I am a perfectionist. I want to be great at everything. Whether that be in my relationship with God, in the classroom, or on the soccer field. Truthfully, I beat myself up when I fail short of the “standard” that I have put on myself. But why? It is okay to have standards you hold yourself to, but they should not control your life. After all, it is not my standard that truly matters or even the world’s view of “perfect”; it is God’s. To be perfect in His eyes, we are to be forgiven for the places where we fall short. He does not care about the mistakes I made in the past, all He wants is for me to strive to be like His son.
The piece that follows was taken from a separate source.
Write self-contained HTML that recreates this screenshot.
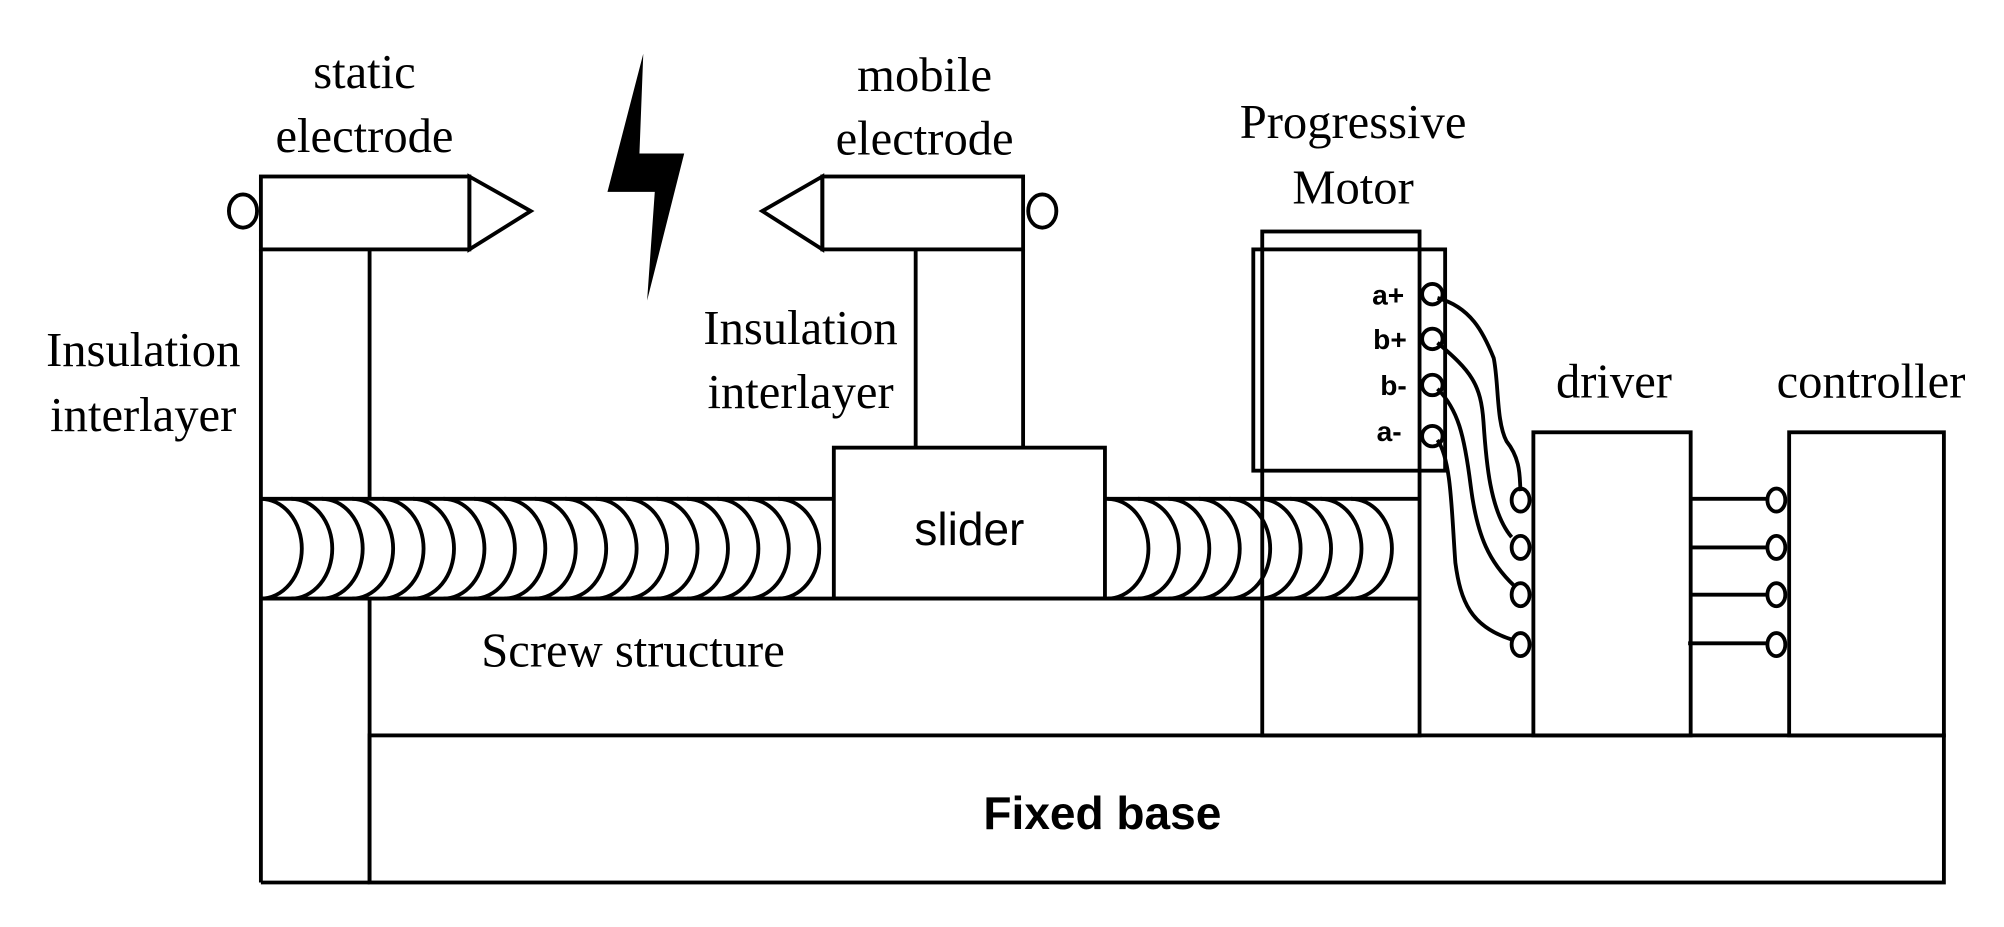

Mcknight defines the word “perfect” as “loving all humans, Jews and Romans, as neighbors” (pg. 147). When we do this we fulfill the two commands that Jesus gives us in Matthew 22:34-40 — to love God and to love one’s neighbor as oneself. Being perfect is to be that person that everyone knows they can go and talk to. The one that will drop what they are doing to help to care for you in whatever way you need. People should see the difference in how you live versus the rest of the world. It could be your “hated” rivals on the soccer field, and you lose; do you go into a pout or congregate with them? It is not always easy or what you want to do. But when you do this; then you are “perfect” in the eyes of your creator.